Жажда полного счастья влекла меня к женитьбе. Именно женитьба представлялась мне всеисцеляющим лекарством от моего беспутства и тоски. Это была попытка убежать от себя, не способного измениться, не имеющего характера стать иным.
N. была моей роковой удачей, которую я выторговал у ее матери, пожертвовав приданым и наделав долгов. После помолвки, поджидая день свадьбы, я придумывал, как я изменюсь и как изменится моя жизнь, когда я дам клятву верности, ибо я искренне намеревался соблюдать ее.
Раньше я и по пяти женщин имел на дню. Я привык к разнообразию пизд, женских повадок в ебле и всему, что отличает одну женщину от другой. Разнообразие сие не давало моим страстям задремать, и постоянная погоня за ним составляла суть моего бытия.
Когда я впервые увидел N, я понял, что случилось неотвратимое. Желание немедленно обладать ею было таким сильным, что мгновенно превратилось в желание жениться.
Это случалось со мной и раньше, но никогда с такой силой, никогда я не чувствовал такого восторга от своей избранницы.
Пушкин, конечно, гений, но к тому же он еще и мужчина. И поскольку даже гений подчиняется зову плоти, то стоит прислушаться к его мнению. Обычные люди могут пытаться размышлять о мотивах вступления людей в брак, и в частности мужчин, и при этом по известным причинам будут опасаться говорить об этом прямо и откровенно. Но поскольку Пушкин завещал опубликовать свою книгу через сто лет после его смерти, он мог позволить себе быть откровенным, и прямым текстом выразить мотивы желания мужчины вступить в брак: Желание немедленно обладать ею было таким сильным, что мгновенно превратилось в желание жениться.

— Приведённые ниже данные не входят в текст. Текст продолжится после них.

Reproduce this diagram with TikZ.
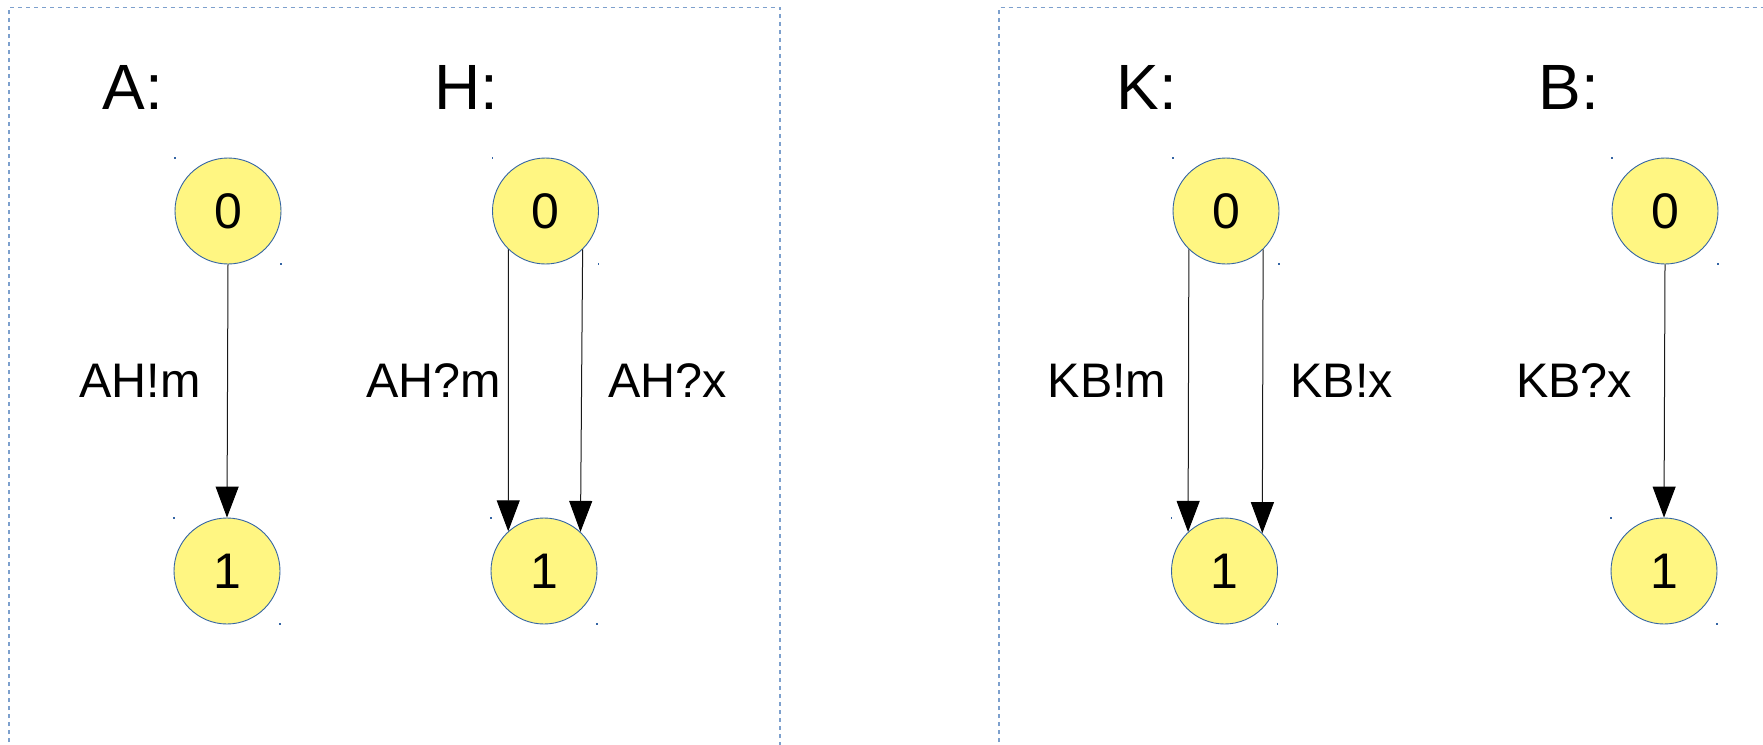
\documentclass[tikz,border=0pt]{standalone}
\usepackage{fontspec}
\setmainfont{Liberation Sans}
\usetikzlibrary{arrows.meta,calc}
\definecolor{nodefill}{RGB}{255,246,130}
\definecolor{nodeedge}{RGB}{52,101,164}
\definecolor{frameblue}{RGB}{125,160,205}
\tikzset{
  state/.style={circle, draw=nodeedge, line width=0.9pt, fill=nodefill,
    minimum size=106pt, inner sep=0pt, font=\fontsize{50}{50}\selectfont},
  title/.style={anchor=base, inner sep=0pt, font=\fontsize{64}{64}\selectfont},
  elabel/.style={anchor=base, inner sep=0pt, font=\fontsize{48.5}{48.5}\selectfont},
  trans/.style={draw=black!90, line width=1pt, -{Triangle[width=23pt,length=31pt,color=black]}},
  frame/.style={draw=frameblue, line width=1.2pt, dash pattern=on 4pt off 4pt},
  gdot/.style={fill=nodeedge, inner sep=0pt, minimum size=1.5pt, draw=none},
}
\begin{document}
\begin{tikzpicture}[x=1pt,y=1pt]
\useasboundingbox (0,0) rectangle (1763,-744);
\clip (0,0) rectangle (1763,-744);
\fill[white] (0,0) rectangle (1763,-744);
% frames
\draw[frame] (9,-790) -- (9,-7.5) -- (780,-7.5) -- (780,-790);
\draw[frame] (999,-790) -- (999,-7.5) -- (1800,-7.5);
% titles
\node[title] (tA) at (133,-109) {A:};
\node[title] (tH) at (466,-109) {H:};
\node[title] (tK) at (1147,-109) {K:};
\node[title] (tB) at (1569,-109) {B:};
% states
\node[state] (A0) at (228,-211) {0};
\node[state] (A1) at (227,-571) {1};
\node[state] (H0) at (545.5,-211) {0};
\node[state] (H1) at (544,-571) {1};
\node[state] (K0) at (1226,-211) {0};
\node[state] (K1) at (1224.5,-571) {1};
\node[state] (B0) at (1665,-211) {0};
\node[state] (B1) at (1664,-571) {1};
% tiny corner dots at the bounding-box corners of the states
\foreach \n in {A0,A1,H0,H1,K0,K1,B0,B1}{
  \node[gdot] at ($(\n.center)+(-53,53)$) {};
  \node[gdot] at ($(\n.center)+(53,-53)$) {};
}
% transitions
\draw[trans] (A0.south) -- (A1.north);
\draw[trans] (H0.-134) -- (H1.132);
\draw[trans] (H0.-46) -- (H1.47);
\draw[trans] (K0.-134) -- (K1.133);
\draw[trans] (K0.-46) -- (K1.45);
\draw[trans] (B0.south) -- (B1.north);
% edge labels
\node[elabel] (lA) at (140,-397) {AH!m};
\node[elabel] (lH1) at (434,-397) {AH?m};
\node[elabel] (lH2) at (667.5,-397) {AH?x};
\node[elabel] (lK1) at (1107,-397) {KB!m};
\node[elabel] (lK2) at (1341.5,-397) {KB!x};
\node[elabel] (lB) at (1574,-397) {KB?x};
\end{tikzpicture}
\end{document}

В нашем обществе, даже 200 лет спустя после Пушкина, не принято называть этот мотив в качестве основного, поскольку принято считать, что этот мотив унижает как самого мужчину, так и женщину. Сексуальное желание по-прежнему считается не чем-то светлым и возвышенным, а каким-то физиологическим желанием, которое лучше сдерживать. Эта позиция похожа на желание страуса спрятать голову в песок. А как можно строить гармоничные отношения при таком неопределенной и нерешительной позиции в сексуальной сфере?